タマルに「ご覧。あなたのしゅうとが羊の毛を切るためにティムナに上って来ていますよ」と、耳打ちする者(その人の動機は知り得ない)があり、タマルは、義父を欺き誘う決断をする。

彼女の行為は、律法を確立した後のイスラエルでは、あるまじき事に違いない。忌まわしい行為に見える。しかし、彼女の時代の道徳感は彼女を責めてはいない(マタイは、救い主の系図に訳ありの女性を4名登場させた。いずれも、当時の社会が白眼視する問題を抱えていた・マタイ1:3-6)

タマルの売春行為やユダの買春行為は、おぞましく見えるが、今日のキリスト教倫理観で裁くことはできない。
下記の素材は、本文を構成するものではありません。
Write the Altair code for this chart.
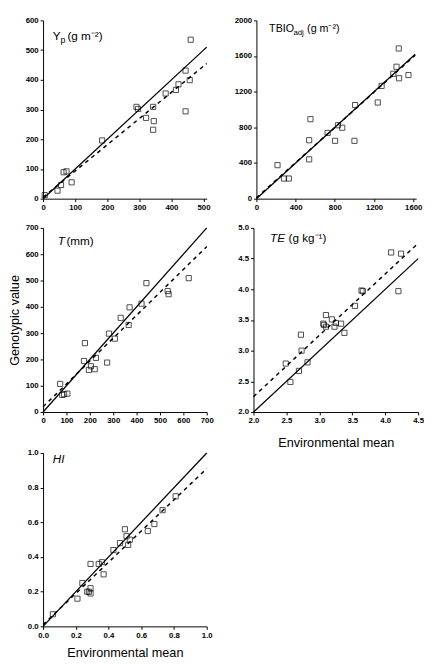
import altair as alt
import pandas as pd

FONT = "Liberation Sans"

# ---------- Panel 1: Yp ----------
yp_x = [5, 45, 56, 64, 73, 89, 184, 291, 296, 321, 343, 345, 343, 382, 414, 422, 444, 444, 457, 460]
yp_y = [12, 27, 46, 89, 92, 55, 196, 309, 302, 272, 309, 261, 232, 354, 366, 385, 431, 294, 399, 535]
yp_line_x = [0, 510]
yp_solid = [0, 510]
yp_dash = [5, 455]

# ---------- Panel 2: TBIOadj ----------
tb_x = [215, 281, 330, 538, 538, 551, 726, 802, 832, 875, 1007, 1000, 1238, 1277, 1396, 1429, 1452, 1455, 1551]
tb_y = [376, 226, 226, 441, 656, 892, 738, 649, 824, 796, 1050, 649, 1079, 1265, 1401, 1480, 1685, 1351, 1387]
tb_line_x = [0, 1620]
tb_solid = [0, 1620]
tb_dash = [10, 1610]

# ---------- Panel 3: T ----------
t_x = [73, 82, 90, 104, 175, 179, 196, 205, 221, 226, 274, 282, 307, 332, 366, 370, 421, 442, 533, 537, 623]
t_y = [107, 65, 68, 70, 194, 262, 160, 174, 163, 206, 188, 298, 279, 358, 331, 398, 412, 490, 460, 448, 509]
t_line_x = [0, 700]
t_solid = [0, 700]
t_dash = [20, 629]

# ---------- Panel 4: TE ----------
te_x = [2.49, 2.56, 2.69, 2.72, 2.73, 2.82, 3.06, 3.07, 3.10, 3.10, 3.19, 3.23, 3.25, 3.33, 3.38, 3.54, 3.64, 3.66, 4.09, 4.24, 4.20]
te_y = [2.79, 2.49, 2.67, 3.26, 3.00, 2.81, 3.44, 3.42, 3.58, 3.39, 3.51, 3.39, 3.45, 3.44, 3.29, 3.73, 3.98, 3.97, 4.60, 4.58, 3.97]
te_line_x = [2.0, 4.5]
te_solid = [2.0, 4.5]
te_dash = [2.25, 4.75]

# ---------- Panel 5: HI ----------
hi_x = [0.06, 0.21, 0.24, 0.27, 0.28, 0.29, 0.29, 0.29, 0.34, 0.36, 0.37, 0.43, 0.47, 0.50, 0.51, 0.52, 0.53, 0.64, 0.68, 0.73, 0.81]
hi_y = [0.07, 0.16, 0.25, 0.20, 0.20, 0.19, 0.22, 0.36, 0.36, 0.37, 0.30, 0.44, 0.48, 0.56, 0.52, 0.47, 0.50, 0.55, 0.59, 0.67, 0.75]
hi_line_x = [0.0, 1.0]
hi_solid = [0.0, 1.0]
hi_dash = [0.01, 0.91]

Y_TITLE = "Genotypic value"
X_TITLE = "Environmental mean"


def label_layers(segs):
    layers = []
    for text, px, py, size, style in segs:
        layers.append(
            alt.Chart(pd.DataFrame({"t": [text]}))
            .mark_text(align="left", baseline="middle", font=FONT, fontSize=size,
                       fontStyle=style, color="black")
            .encode(x=alt.value(px), y=alt.value(py), text="t:N")
        )
    return layers


def panel(xs, ys, lx, ls, ld, xdom, ydom, xvals, yvals, fmt, w, h, segs,
          ytitle_opacity=None, xtitle_pad=None):
    pts = pd.DataFrame({"x": xs, "y": ys})
    lines = pd.DataFrame({"x": lx, "solid": ls, "dash": ld})
    common = dict(format=fmt, labelFont=FONT, labelFontSize=8,
                  labelFontWeight="bold", labelColor="black", domainColor="black",
                  tickColor="black", tickSize=3, grid=False, labelFlush=False,
                  labelOverlap=False, labelPadding=2)
    xkw = dict(values=xvals, **common)
    if xtitle_pad is not None:
        xkw.update(title=X_TITLE, titleFont=FONT, titleFontSize=13,
                   titleFontWeight="normal", titleColor="black", titlePadding=xtitle_pad)
    else:
        xkw.update(title="")
    ykw = dict(values=yvals, **common)
    if ytitle_opacity is not None:
        ykw.update(title=Y_TITLE, titleFont=FONT, titleFontSize=13,
                   titleFontWeight="normal", titleColor="black", titlePadding=4,
                   titleOpacity=ytitle_opacity)
    else:
        ykw.update(title="")
    xs_ = alt.Scale(domain=xdom, nice=False, zero=False)
    ys_ = alt.Scale(domain=ydom, nice=False, zero=False)
    xax = alt.Axis(**xkw)
    yax = alt.Axis(**ykw)

    p = alt.Chart(pts).mark_point(shape="square", filled=False, size=28,
                                  strokeWidth=1, color="black").encode(
        x=alt.X("x:Q", scale=xs_, axis=xax),
        y=alt.Y("y:Q", scale=ys_, axis=yax),
    )
    solid = alt.Chart(lines).mark_line(color="black", strokeWidth=1.3).encode(
        x=alt.X("x:Q", scale=xs_, axis=xax), y=alt.Y("solid:Q", scale=ys_, axis=yax))
    dash = alt.Chart(lines).mark_line(color="black", strokeWidth=1.5,
                                      strokeDash=[4, 4]).encode(
        x=alt.X("x:Q", scale=xs_, axis=xax), y=alt.Y("dash:Q", scale=ys_, axis=yax))
    return alt.layer(p, solid, dash, *label_layers(segs)).properties(width=w, height=h)


p1 = panel(yp_x, yp_y, yp_line_x, yp_solid, yp_dash, [0, 510], [0, 600],
           [0, 100, 200, 300, 400, 500], [0, 100, 200, 300, 400, 500, 600], "d",
           168, 183,
           [("Y", 10, 16, 12, "normal"), ("p", 18, 20, 9, "normal"),
            ("(g m⁻²)", 25, 16, 12, "normal")],
           ytitle_opacity=0)
p2 = panel(tb_x, tb_y, tb_line_x, tb_solid, tb_dash, [0, 1630], [0, 2000],
           [0, 400, 800, 1200, 1600], [0, 400, 800, 1200, 1600, 2000], "d",
           164, 183,
           [("TBIO", 13, 9, 11, "normal"), ("adj", 38, 13, 8, "normal"),
            ("(g m⁻²)", 52, 9, 11, "normal")])
p3 = panel(t_x, t_y, t_line_x, t_solid, t_dash, [0, 700], [0, 700],
           [0, 100, 200, 300, 400, 500, 600, 700], [0, 100, 200, 300, 400, 500, 600, 700], "d",
           168, 189,
           [("T", 15, 14, 12, "italic"), ("(mm)", 24, 14, 12, "normal")],
           ytitle_opacity=1)
p4 = panel(te_x, te_y, te_line_x, te_solid, te_dash, [2.0, 4.5], [2.0, 5.0],
           [2.0, 2.5, 3.0, 3.5, 4.0, 4.5], [2.0, 2.5, 3.0, 3.5, 4.0, 4.5, 5.0], ".1f",
           169, 189,
           [("TE", 17, 10, 12, "italic"), ("(g kg⁻¹)", 36, 10, 12, "normal")],
           xtitle_pad=12)
p5 = panel(hi_x, hi_y, hi_line_x, hi_solid, hi_dash, [0.0, 1.0], [0.0, 1.0],
           [0.0, 0.2, 0.4, 0.6, 0.8, 1.0], [0.0, 0.2, 0.4, 0.6, 0.8, 1.0], ".1f",
           168, 178,
           [("HI", 10, 6, 12, "italic")],
           ytitle_opacity=0, xtitle_pad=8)

row1 = alt.hconcat(p1, p2, spacing=24)
row2 = alt.hconcat(p3, p4, spacing=24)
upper = alt.vconcat(row1, row2, spacing=13)
chart = alt.vconcat(upper, p5, spacing=0).properties(
    padding={"top": 0, "left": 0, "right": 0, "bottom": 0}
).configure_view(stroke=None)

chart.save("out.html", embed_options={"renderer": "svg", "actions": False})
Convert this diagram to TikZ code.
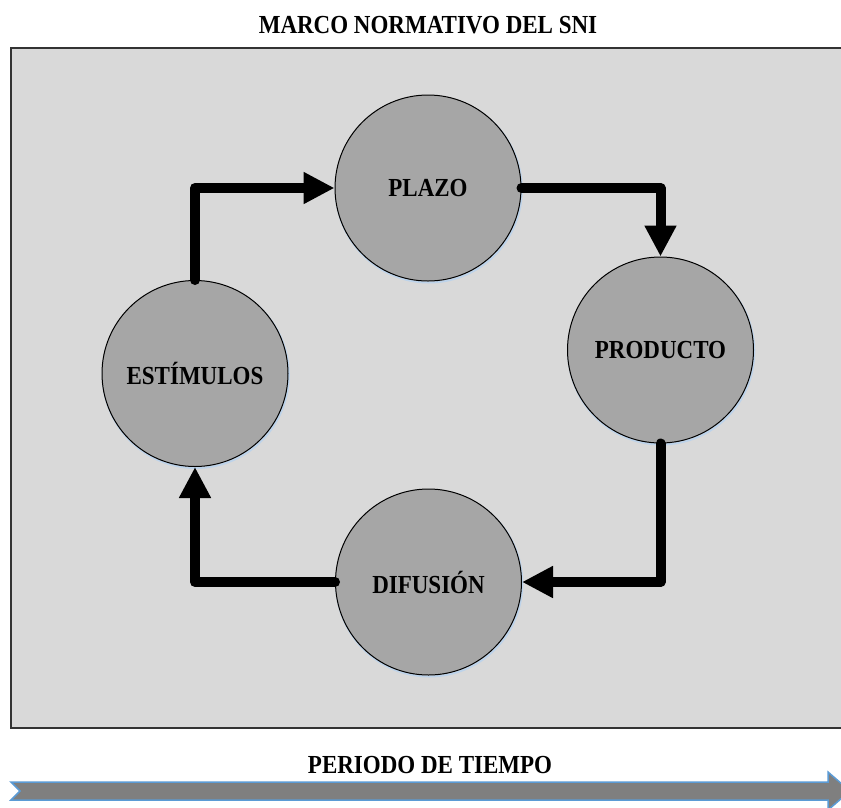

タマルには、躊躇いがあったとしても、この他に方法を思いつかなかったのであろう。

ユダは、妻の喪が明けて心に隙が生じたか(おそらく罪悪感は無かったであろう)

抜かりのないタマル

タマルは、売春行為の代償に、印形と紐と杖を求めた。これが、ユダを識別できる固有の物だから。タマルは、懐妊した事を知ると身をひそめる。しかし、その事実は、ユダの知るところとなる。

激怒するユダ

「あの女を引き出して、焼き殺せ」我が家の嫁の不行跡は赦しがたい。随分と激しい言葉ではないだろうか。タマルを嫁らしく扱っていなかったにも拘らず(いつでも一方的論理が働く)

後に、ダビデもこの類の言葉を発した。彼は預言者ナタンの訴えが自分を糾弾していることに思い至らず「主は生きておられる。そんなことをした男は死刑だ」(Ⅱサムエル12:5)と叫んだ。

もしかすると、自分の罪に苦悩している時に、他人の所業を聞かされて、怒りが出口を見出したと言うことも出来よう。

不幸中の幸いは、ユダもダビデも、自分自身の過ちを指摘されると、謙虚に公平な判断を下した。ユダは、タマルが証拠の品々を提出すると「あの女は私よりも正しい。私が彼女を、わが子シェラに与えなかったことによるものだ」と、自分の不正を認めた。

ユダの行動は身勝手なものに見えたが、その判断は良心的で潔い。ヨセフに関するユダの数々の対応とも一致している。

タマルの行為の意味

この物語は、今日の読者に不快感を残すかもしれないが、マタイ伝冒頭のイエスの系図を読む時、救い主の源流が汚濁にまみれていることの例証でもある。

タマルの出産

ペレツ(割り込む)とは、出産の状況を物語るが、タマルの行為とも重ね合わせることができる。

ゼラフ(輝く)

省みると、アブラハムに与えられた祝福は、途絶えることのない血統によって連綿と続いているようではあるが、絶えず誘われ、挑戦され続けてきたのである。イシマエルではなくイサク、エサウに代えてヤコブ、ルベンを捨ててユダと。この章では、タマルの自己保身が、図らずも効を奏した。